The industry will change in various ways if the proposal passes. None of these changes are beneficial to auditors. Most of them will have a negative impact on the SMSFs as well.
This proposal would make it more difficult for auditors to conduct comprehensive and accurate audits. Three-year-old data would be considerably harder to track down.
Some institutions may not maintain old data. In some cases, the SMSF may have used multiple accounts or software packages during a three-year period. This can make accessing reliable data more challenging and may present hurdles when trying to access supporting documentation. Auditors will also have far more data to analyse. This means that the time necessary to complete an audit will increase.
Currently, auditors have a steady workflow and increasingly better access to more timely data.But the three-year audit cycle will undo these benefits. As audits become less frequent, the workflow will fluctuate a great deal. Furthermore, the cycle will case issues with data and document access. It may also have an impact on how knowledgeable an auditor is in regards to their client and their circumstances.
Many audit firms will have to make changes in staff and workflow. The structure of the industry will change. Since the number of businesses specializing in SMSF auditing will go down, the fees are likely to increase. The increased workload will also have an effect on fees.
At the moment, trustees rely on auditors for guidance as well as oversight. In many cases, non-compliance happens by accident.
In the absence of yearly audits, some SMSFs may opt for regular ‘health checks’. In other words, they would hire auditors to do a high-level review at the end of each year.
This health check would be less comprehensive than the audit at the end of the three-year cycle. But could still be the best option for SMSFs that want to avoid accidental non-compliance.
Note that the check-ups would be an additional cost for the trustees. Between that and the increased auditing fees, it’s not likely that SMSFs will actually save on administrative costs in the long term.
The longer timeframe may make it considerably more difficult to rectify non-compliance issues. When problems stay undetected for a long time, SMSF trustees have to pay higher penalties.
As discussed above, SMSFs would self-determine whether they qualify for the three-year audit cycle.
For now, there are no guidelines for monitoring this. The key events that reset the cycle might go unnoticed. Trustees might have to deal with extra penalties and complexity if they misjudge their eligibility.
There’s still speculation over who will handle the timing of these audits in practice – the auditor, the trustee, or the ATO?
This is one of the main sources of ongoing discussions. Who will assume the burden of determining exactly when the audit will take place?
As the cycle changes, auditors and accountants will need software updates to accommodate the changes and their new workflows. There will be changes in both cloud audit and administration software. This adds further cost to the broader SMSF industry.
Additionally, there has to be a learning period for the new software, implementation of integrations and designing new workflows.

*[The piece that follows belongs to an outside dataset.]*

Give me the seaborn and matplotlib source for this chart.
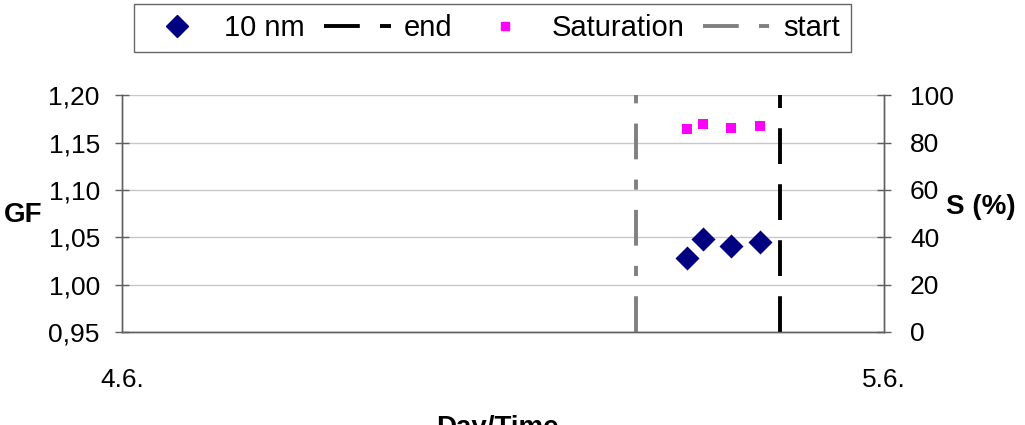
import numpy as np
import pandas as pd
import matplotlib
matplotlib.use("Agg")
import matplotlib.pyplot as plt
from matplotlib.lines import Line2D
import seaborn as sns

# Data (hours since 4.6. 00:00)
time_h = [17.8, 18.3, 19.2, 20.1]
gf_10nm = [1.028, 1.048, 1.041, 1.045]
saturation = [85.7, 87.8, 86.1, 86.9]
start_h = 16.2
end_h = 20.75
xtick_labels = ["4.6.", "5.6."]

sns.set_theme(style="white")
plt.rcParams['font.family'] = ['Liberation Sans', 'DejaVu Sans']
plt.rcParams['font.size'] = 19
plt.rcParams['text.color'] = 'black'
plt.rcParams['xtick.color'] = 'black'
plt.rcParams['ytick.color'] = 'black'

df = pd.DataFrame({"t": time_h, "GF": gf_10nm, "S": saturation})

fig = plt.figure(figsize=(10.25, 4.25), dpi=100)
ax = fig.add_axes([0.119, 0.219, 0.743, 0.557])
ax2 = ax.twinx()

sns.scatterplot(data=df, x="t", y="GF", ax=ax, marker="D", s=150,
                color="#000080", edgecolor="#000080", linewidth=0, zorder=5)
sns.scatterplot(data=df, x="t", y="S", ax=ax2, marker="s", s=55,
                color="#ff00ff", edgecolor="#ff00ff", linewidth=0, zorder=5)

LW = 2.8
end_dash = (9.2, 5.2)
start_dash = (9.2, 5.2, 2.6, 5.2)
ax.axvline(start_h, color="#808080", lw=LW, dashes=start_dash, zorder=3)
ax.axvline(end_h, color="black", lw=LW, dashes=end_dash, zorder=3)

ax.set_xlim(0, 24)
ax.set_ylim(0.95, 1.20)
ax2.set_ylim(0, 100)
yt = np.arange(0.95, 1.2001, 0.05)
ax.set_yticks(yt)
ax.set_yticklabels([f"{v:.2f}".replace(".", ",") for v in yt])
ax2.set_yticks(np.arange(0, 101, 20))
ax.set_xticks([0, 24])
ax.set_xticklabels(xtick_labels)
ax.set_xticks([6, 12, 18], minor=True)

ax.grid(axis="y", color="#c8c8c8", lw=1)
ax.set_axisbelow(True)
ax.set_xlabel("")
ax.set_ylabel("")
ax2.set_ylabel("")

for a in (ax, ax2):
    for s in a.spines.values():
        s.set_color("#606060")
        s.set_linewidth(1)
    a.spines["top"].set_visible(False)
ax.tick_params(axis="y", direction="inout", length=10, width=1, color="#606060", labelcolor="black", pad=11, labelsize=19)
ax2.tick_params(axis="y", direction="inout", length=10, width=1, color="#606060", labelcolor="black", pad=14, labelsize=19)
ax.tick_params(axis="x", which="both", direction="in", length=6, width=1, color="#606060", labelcolor="black", pad=21, labelsize=19)
ax.tick_params(axis="x", which="major", direction="inout", length=10)

fig.text(0.004, 0.494, "GF", fontsize=20, fontweight="bold", ha="left", va="center", color="black")
fig.text(0.923, 0.513, "S (%)", fontsize=20, fontweight="bold", ha="left", va="center", color="black")
fig.text(0.485, 0.024, "Day/Time", fontsize=20, fontweight="bold", ha="center", va="top", color="black")

handles = [
    Line2D([], [], marker="D", color="#000080", ls="", markersize=11),
    Line2D([], [], color="black", lw=LW, dashes=end_dash),
    Line2D([], [], marker="s", color="#ff00ff", ls="", markersize=6),
    Line2D([], [], color="#808080", lw=LW, dashes=start_dash),
]
labels = ["10 nm", "end", "Saturation", "start"]
leg = fig.legend(handles, labels, loc="center", bbox_to_anchor=(0.48, 0.934), ncol=4,
                 fontsize=21, frameon=True, fancybox=False, edgecolor="#404040",
                 handlelength=2.3, columnspacing=0.65, handletextpad=0.45,
                 borderpad=0.35, borderaxespad=0)
leg.get_frame().set_linewidth(1)
for t in leg.get_texts():
    t.set_color("black")

fig.savefig("out.png", dpi=100)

This makes the end of the first three-year cycle especially chaotic.
With triple the amount of data to audit and increasing complexity, you can’t avoid automation.
There are some other ways that automation can make auditing more cost-efficient. With these solutions, it may be possible to keep workflow at a manageable level. Cloud-based software integrations and new automation tools will make it easier to manage the altered workflow. The software industry will adapt to create packages that support auditors and accountants. These solutions will likely involve the use of new workflow models. These will ensure the automation and collaboration benefits still get delivered under the new framework.
The health checks mentioned above would maintain the active relationship between auditors and their clients and would provide a new way to continue providing guidance to SMSF trustees.
Businesses that focus on SMSFs have had to go through significant changes lately.
With this proposal, the changes would be self-contradictory. SMSFs are still subject to increased oversight in the form of event based reporting. But with longer audit cycles, this oversight becomes more diluted. The consequences for non-compliance would be more severe with the delay.
Most auditors hope that this proposal will never pass. But if it does, there are ways to adapt to the change.
For the moment, the best way to prepare is to start improving your productivity. Find solutions that offer streamlined access to documentation and accurate data. In particular, you must look for a solution that integrates well with other cloud-based solutions.